I think an individual can feel a spring, a tree, a view, a canyon, river or lake is sacred to them, and I think a people can feel as a people that a place is sacred to their people. I don’t know how that happens, because I don’t belong to a people that is an entity like that. One well meaning lady deciding for an entire religion where the holiness is? No.

Carl Jung borrowed the Polynesian word “mana” to talk about the great impersonal power that imbues certain objects, images or archetypes with the ability to connect people with the holy, either outside them or within them …. Power, effectiveness, prestige, understood to be supernatural. It came to the psychological world by way of anthropologists reporting from Pacific Islander cultures.

In the Jewish scriptures, people would stack stones to mark a place. Lots of peoples do that. A pile of stones marks a place to remember. Some people get a tattoo to mark a time that feels set apart, blessed, full of power. The birth of a child, the memory of a dream, a realization or a vow.

We can mark the every day sacred moments in our families by lighting a family chalice before meals, or at the end of the day as we tell each other what we’re grateful for and what we wish we’d done better. We mark the growth of children on the doorposts, we plant a tree for a birth or a death, we give a gift when we visit a friend, we send money when we are grateful or when we are determined to make a difference. All of these are ways to mark holy moments.

Is everything holy, as Peter Mayer’s song says? I love that idea, but I can’t be a dolphins and sunsets spiritual person. If nature is holy, then there are mosquitos, roaches, cancer, preons, and flesh-eating bacteria. Are those things holy? Is the divine in those things? Hinduism says god is the creator and destroyer. Are some things evil? This is an interesting question, but I don’t have the patience to spend any time on it. We are in times that try our souls. Many among us are grieving, upset, horrified at the separation of children from parents who have either done nothing illegal in asking for asylum, or who have committed a misdemeanor by crossing the border not at an entry point. We have been made to look at the behavior of people in our country going back to the beginning, slaughtering Native men, women and children, selling children away from their parents who were enslaved, forcing Native kids away from their families into schools where they were not allowed to speak their language, be with their parents or learn their culture.
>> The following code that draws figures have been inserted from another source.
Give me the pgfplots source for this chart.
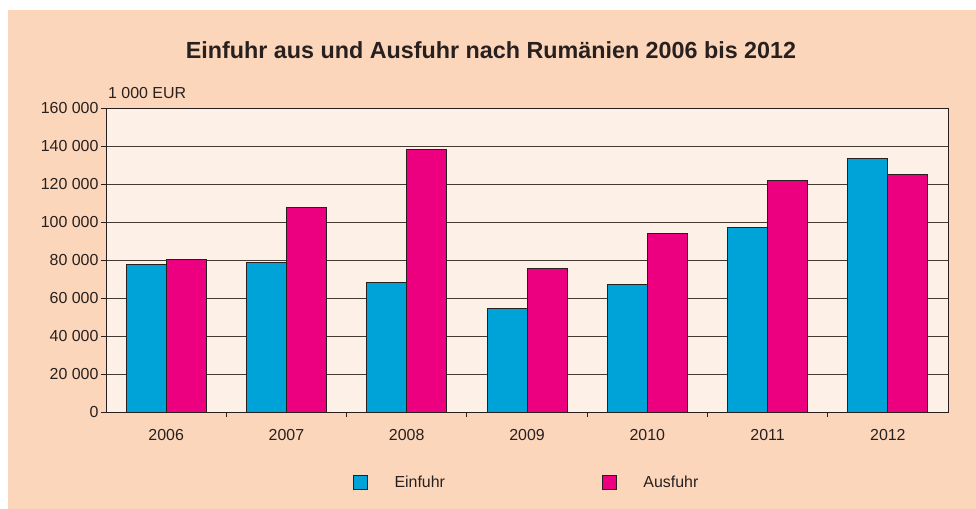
\documentclass[border=0pt]{standalone}
\usepackage{pgfplots}
\pgfplotsset{compat=1.18}
\usepackage{fontspec}
\setmainfont{Liberation Sans}
\definecolor{peach}{RGB}{252,214,187}
\definecolor{inner}{RGB}{253,240,230}
\definecolor{einf}{RGB}{0,163,216}
\definecolor{ausf}{RGB}{236,0,128}
\definecolor{dark}{RGB}{40,32,30}
\definecolor{gridc}{RGB}{70,58,52}
\begin{document}
\begin{tikzpicture}[x=1bp,y=1bp]
\fill[white] (0,0) rectangle (976,509);
\fill[peach] (8,0) rectangle (976,499);
\node[font=\bfseries\fontsize{23.4}{27}\selectfont, text=dark] at (491,459) {Einfuhr aus und Ausfuhr nach Rumänien 2006 bis 2012};
\node[font=\fontsize{16}{19}\selectfont, text=dark, anchor=west, inner sep=0pt] at (108,416) {1 000 EUR};
\begin{axis}[
  at={(106bp,97bp)}, anchor=south west,
  scale only axis, width=842bp, height=304bp,
  axis background/.style={fill=inner},
  xmin=-0.5, xmax=6.5, ymin=0, ymax=160000,
  scaled y ticks=false,
  ybar=0pt, bar width=40bp,
  xtick={0,...,6}, xticklabels={2006,2007,2008,2009,2010,2011,2012},
  minor xtick={0.5,1.5,...,5.5},
  major x tick style={draw=none},
  ytick={0,20000,...,160000},
  yticklabels={0,20 000,40 000,60 000,80 000,100 000,120 000,140 000,160 000},
  tick align=outside, xtick pos=bottom, ytick pos=left,
  major tick length=5bp, minor tick length=5bp,
  tick style={dark, line width=0.8pt},
  ymajorgrids, grid style={gridc, line width=0.8pt},
  axis line style={dark, line width=0.9pt},
  ticklabel style={font=\fontsize{16}{19}\selectfont, text=dark},
  yticklabel style={xshift=1bp},
  xticklabel style={yshift=-9bp},
  legend style={draw=none, fill=none, at={(0.2897,-0.2303)}, anchor=west,
    legend columns=2, font=\fontsize{16}{19}\selectfont, text=dark,
    /tikz/every even column/.append style={column sep=155bp}},
  legend image code/.code={\draw[#1, draw=dark, line width=0.8pt] (0bp,-7bp) rectangle (14bp,7bp); \path[draw=none, fill=none] (0bp,0bp) -- (39bp,0bp);},
]
\addplot[fill=einf, draw=dark, line width=0.9pt] coordinates {(0,77400) (1,78800) (2,68000) (3,54600) (4,67100) (5,97000) (6,133500)};
\addplot[fill=ausf, draw=dark, line width=0.9pt] coordinates {(0,80300) (1,107500) (2,138200) (3,75600) (4,94200) (5,121900) (6,125100)};
\legend{Einfuhr,Ausfuhr}
\end{axis}
\end{tikzpicture}
\end{document}
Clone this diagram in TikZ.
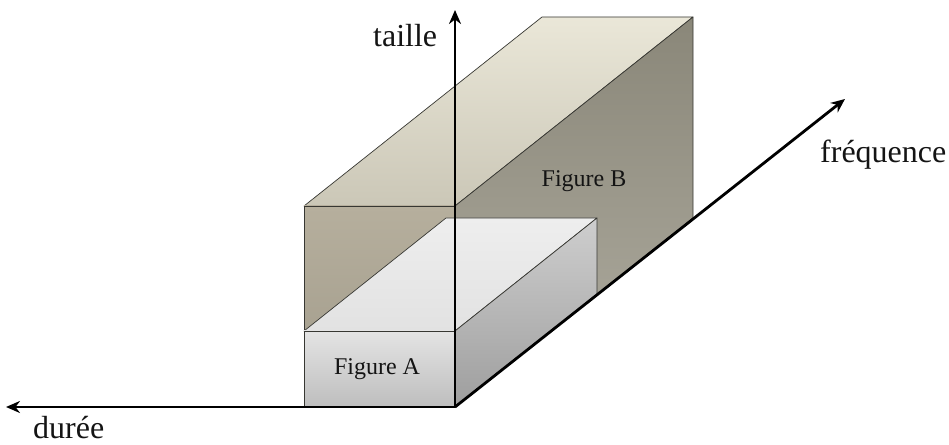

We want to say “this is not us, ” but it has been. Those of you who are sorrowing, your sorrow is holy. The Divine is moving in it. You who are outraged, your rage is holy. The Divine is moving in it. Your brokenness is holy. Those of you who say “Don’t mourn, organize,” your determination is holy. The Divine is moving in it.

How do we learn to see the sacredness of our tears, our shouts, our planning and coordinating? Something becomes holy by the investment of heart and treasure, memory and experience. When we bring our hearts to a spring, to a hiking path, a rock, a view, a river, a church, we are recognizing the power in that place that comes from the love of people for that place, the openness of their hearts as they being them there. We can make our dinner table sacred by lighting our family chalice and taking a moment to be grateful to the earth, the farmworkers, the truckers and grocers whose job it is to bring us this experience of eating together. We could make our homes holy by keeping a bowl of water by the front door so we can dip our fingers into it in gratitude as we come in, or we can light a candle as we close our eyes for a moment in gratitude. I would love for you to tell me about what you do in your family to mark the moments where Divine wind blows through, where connection takes place, where relationships are strengthened, where grace is given. You are surrounded by miracles, as Whitman says, surrounded by as many holy things as you can see the holy in.